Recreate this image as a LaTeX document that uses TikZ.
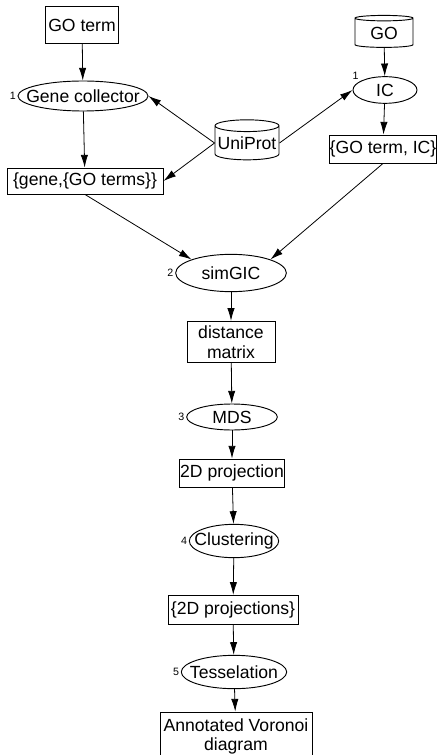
\documentclass[tikz,border=0pt]{standalone}
\usepackage{fontspec}
\setmainfont{Liberation Sans}
\usetikzlibrary{shapes.geometric,arrows.meta}
\newcommand\tightlabel[1]{\makebox[0pt]{#1}}

\begin{document}
\begin{tikzpicture}[x=0.75pt,y=-0.75pt,
    every node/.style={font=\fontsize{13.2}{15}\selectfont, line width=0.7pt},
    box/.style={draw, rectangle, inner sep=0pt, align=center},
    proc/.style={draw, ellipse, inner sep=0pt},
    db/.style={draw, cylinder, shape border rotate=90, aspect=0.2, inner sep=0pt},
    num/.style={font=\fontsize{8}{9}\selectfont, inner sep=1pt},
    flow/.style={-{Latex[length=9.5pt,width=5.5pt]}, line width=0.6pt}]
    \useasboundingbox (0,0) rectangle (443,755);
    \node[box, minimum width=55pt, minimum height=28pt] (goterm) at (82,25) {GO term};
    \node[proc, minimum width=97.5pt, minimum height=22.5pt, label={[num]left:1}] (genecol) at (83,96) {\tightlabel{Gene collector}};
    \node[box, minimum width=117pt, minimum height=19.5pt] (genego) at (85,181) {\{gene,\{GO terms\}\}};
    \node[db, minimum width=43.5pt, minimum height=24pt] (go) at (384,33) {GO};
    \node[db, minimum width=48pt, minimum height=30pt] (uniprot) at (247,143) {UniProt};
    \node[proc, minimum width=48pt, minimum height=20pt, label={[num]160:1}] (ic) at (385,90) {\tightlabel{IC}};
    \node[box, minimum width=80pt, minimum height=21pt] (goic) at (383,149) {\{GO term, IC\}};
    \node[proc, minimum width=83pt, minimum height=28pt, label={[num]left:2}] (simgic) at (231,273) {\tightlabel{simGIC}};
    \node[box, minimum width=66pt, minimum height=31pt] (dist) at (231,342) {distance\\matrix};
    \node[proc, minimum width=68pt, minimum height=19.5pt, label={[num]left:3}] (mds) at (232,417) {\tightlabel{MDS}};
    \node[box, minimum width=79pt, minimum height=21pt] (proj) at (232,473) {2D projection};
    \node[proc, minimum width=67pt, minimum height=25pt, label={[num]left:4}] (clust) at (234,541) {\tightlabel{Clustering}};
    \node[box, minimum width=97.5pt, minimum height=22pt] (projs) at (233,610) {\{2D projections\}};
    \node[proc, minimum width=79pt, minimum height=25pt, label={[num]left:5}] (tess) at (234,672) {\tightlabel{Tesselation}};
    \node[box, minimum width=114pt, minimum height=36pt, font=\fontsize{13.2}{14.2}\selectfont] (vor) at (236,736) {Annotated Voronoi\\diagram};

    \draw[flow] (goterm) -- (genecol);
    \draw[flow] (genecol) -- (genego);
    \draw[flow] (uniprot.west) -- (genecol.east);
    \draw[flow] (uniprot.west) -- (genego.east);
    \draw[flow] (uniprot.east) -- (ic.west);
    \draw[flow] (go) -- (ic);
    \draw[flow] (ic) -- (goic);
    \draw[flow] (genego.south) -- (simgic.north west);
    \draw[flow] (goic.south) -- (simgic.north east);
    \draw[flow] (simgic) -- (dist);
    \draw[flow] (dist) -- (mds);
    \draw[flow] (mds) -- (proj);
    \draw[flow] (proj) -- (clust);
    \draw[flow] (clust) -- (projs);
    \draw[flow] (projs) -- (tess);
    \draw[flow] (tess) -- (vor);
\end{tikzpicture}
\end{document}
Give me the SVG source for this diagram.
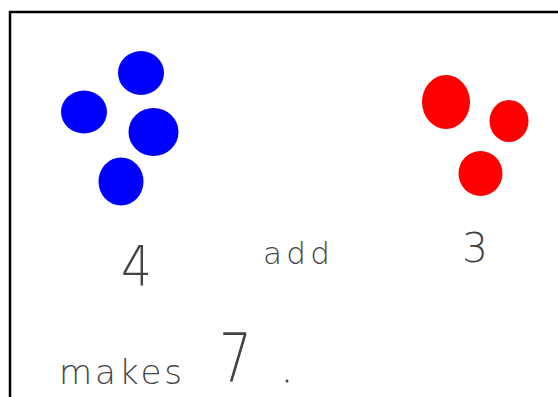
<svg xmlns="http://www.w3.org/2000/svg" width="558" height="397" viewBox="0 0 558 397">
<style>
.blue{fill:#0000ff}
.red{fill:#ff0000}
.hand{font-family:"DejaVu Sans","Liberation Sans",sans-serif;font-weight:200;fill:#444444}
</style>
<rect width="558" height="397" fill="#ffffff"/>
<path d="M10,397 V12 H558" fill="none" stroke="#000" stroke-width="2.5"/>
<g id="blue-dots">
<ellipse class="blue" cx="141" cy="73" rx="23" ry="22"/>
<ellipse class="blue" cx="84" cy="112" rx="23" ry="21.5"/>
<ellipse class="blue" cx="153.5" cy="132" rx="25" ry="24"/>
<ellipse class="blue" cx="121" cy="181.5" rx="22.5" ry="24"/>
</g>
<g id="red-dots">
<ellipse class="red" cx="446" cy="102" rx="24" ry="27"/>
<ellipse class="red" cx="509" cy="121" rx="19.5" ry="21"/>
<ellipse class="red" cx="480.5" cy="173.5" rx="22" ry="22.5"/>
</g>
<g id="labels">
<text class="hand" x="121" y="285" font-size="55" textLength="31" lengthAdjust="spacingAndGlyphs">4</text>
<text class="hand" x="263" y="264" font-size="31" textLength="67" lengthAdjust="spacing">add</text>
<text class="hand" x="462" y="262" font-size="40" textLength="26" lengthAdjust="spacingAndGlyphs">3</text>
<text class="hand" x="59" y="384" font-size="34" textLength="123" lengthAdjust="spacing">makes</text>
<text class="hand" x="219" y="382" font-size="68" textLength="33" lengthAdjust="spacingAndGlyphs">7</text>
<circle cx="287" cy="381" r="1.5" fill="#444444"/>
</g>
</svg>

▬▬▬▬▬▬

Word for word, quote the lines above. Omit the pictures.

Recreate this image as a LaTeX document that uses TikZ.
\documentclass[tikz,border=0pt]{standalone}
\usepackage{fontspec}
\setmainfont{Liberation Sans}
\usetikzlibrary{shapes.geometric,arrows.meta}
\newcommand\tightlabel[1]{\makebox[0pt]{#1}}

\begin{document}
\begin{tikzpicture}[x=0.75pt,y=-0.75pt,
    every node/.style={font=\fontsize{13.2}{15}\selectfont, line width=0.7pt},
    box/.style={draw, rectangle, inner sep=0pt, align=center},
    proc/.style={draw, ellipse, inner sep=0pt},
    db/.style={draw, cylinder, shape border rotate=90, aspect=0.2, inner sep=0pt},
    num/.style={font=\fontsize{8}{9}\selectfont, inner sep=1pt},
    flow/.style={-{Latex[length=9.5pt,width=5.5pt]}, line width=0.6pt}]
    \useasboundingbox (0,0) rectangle (443,755);
    \node[box, minimum width=55pt, minimum height=28pt] (goterm) at (82,25) {GO term};
    \node[proc, minimum width=97.5pt, minimum height=22.5pt, label={[num]left:1}] (genecol) at (83,96) {\tightlabel{Gene collector}};
    \node[box, minimum width=117pt, minimum height=19.5pt] (genego) at (85,181) {\{gene,\{GO terms\}\}};
    \node[db, minimum width=43.5pt, minimum height=24pt] (go) at (384,33) {GO};
    \node[db, minimum width=48pt, minimum height=30pt] (uniprot) at (247,143) {UniProt};
    \node[proc, minimum width=48pt, minimum height=20pt, label={[num]160:1}] (ic) at (385,90) {\tightlabel{IC}};
    \node[box, minimum width=80pt, minimum height=21pt] (goic) at (383,149) {\{GO term, IC\}};
    \node[proc, minimum width=83pt, minimum height=28pt, label={[num]left:2}] (simgic) at (231,273) {\tightlabel{simGIC}};
    \node[box, minimum width=66pt, minimum height=31pt] (dist) at (231,342) {distance\\matrix};
    \node[proc, minimum width=68pt, minimum height=19.5pt, label={[num]left:3}] (mds) at (232,417) {\tightlabel{MDS}};
    \node[box, minimum width=79pt, minimum height=21pt] (proj) at (232,473) {2D projection};
    \node[proc, minimum width=67pt, minimum height=25pt, label={[num]left:4}] (clust) at (234,541) {\tightlabel{Clustering}};
    \node[box, minimum width=97.5pt, minimum height=22pt] (projs) at (233,610) {\{2D projections\}};
    \node[proc, minimum width=79pt, minimum height=25pt, label={[num]left:5}] (tess) at (234,672) {\tightlabel{Tesselation}};
    \node[box, minimum width=114pt, minimum height=36pt, font=\fontsize{13.2}{14.2}\selectfont] (vor) at (236,736) {Annotated Voronoi\\diagram};

    \draw[flow] (goterm) -- (genecol);
    \draw[flow] (genecol) -- (genego);
    \draw[flow] (uniprot.west) -- (genecol.east);
    \draw[flow] (uniprot.west) -- (genego.east);
    \draw[flow] (uniprot.east) -- (ic.west);
    \draw[flow] (go) -- (ic);
    \draw[flow] (ic) -- (goic);
    \draw[flow] (genego.south) -- (simgic.north west);
    \draw[flow] (goic.south) -- (simgic.north east);
    \draw[flow] (simgic) -- (dist);
    \draw[flow] (dist) -- (mds);
    \draw[flow] (mds) -- (proj);
    \draw[flow] (proj) -- (clust);
    \draw[flow] (clust) -- (projs);
    \draw[flow] (projs) -- (tess);
    \draw[flow] (tess) -- (vor);
\end{tikzpicture}
\end{document}
Give me the SVG source for this diagram.
<svg xmlns="http://www.w3.org/2000/svg" width="558" height="397" viewBox="0 0 558 397">
<style>
.blue{fill:#0000ff}
.red{fill:#ff0000}
.hand{font-family:"DejaVu Sans","Liberation Sans",sans-serif;font-weight:200;fill:#444444}
</style>
<rect width="558" height="397" fill="#ffffff"/>
<path d="M10,397 V12 H558" fill="none" stroke="#000" stroke-width="2.5"/>
<g id="blue-dots">
<ellipse class="blue" cx="141" cy="73" rx="23" ry="22"/>
<ellipse class="blue" cx="84" cy="112" rx="23" ry="21.5"/>
<ellipse class="blue" cx="153.5" cy="132" rx="25" ry="24"/>
<ellipse class="blue" cx="121" cy="181.5" rx="22.5" ry="24"/>
</g>
<g id="red-dots">
<ellipse class="red" cx="446" cy="102" rx="24" ry="27"/>
<ellipse class="red" cx="509" cy="121" rx="19.5" ry="21"/>
<ellipse class="red" cx="480.5" cy="173.5" rx="22" ry="22.5"/>
</g>
<g id="labels">
<text class="hand" x="121" y="285" font-size="55" textLength="31" lengthAdjust="spacingAndGlyphs">4</text>
<text class="hand" x="263" y="264" font-size="31" textLength="67" lengthAdjust="spacing">add</text>
<text class="hand" x="462" y="262" font-size="40" textLength="26" lengthAdjust="spacingAndGlyphs">3</text>
<text class="hand" x="59" y="384" font-size="34" textLength="123" lengthAdjust="spacing">makes</text>
<text class="hand" x="219" y="382" font-size="68" textLength="33" lengthAdjust="spacingAndGlyphs">7</text>
<circle cx="287" cy="381" r="1.5" fill="#444444"/>
</g>
</svg>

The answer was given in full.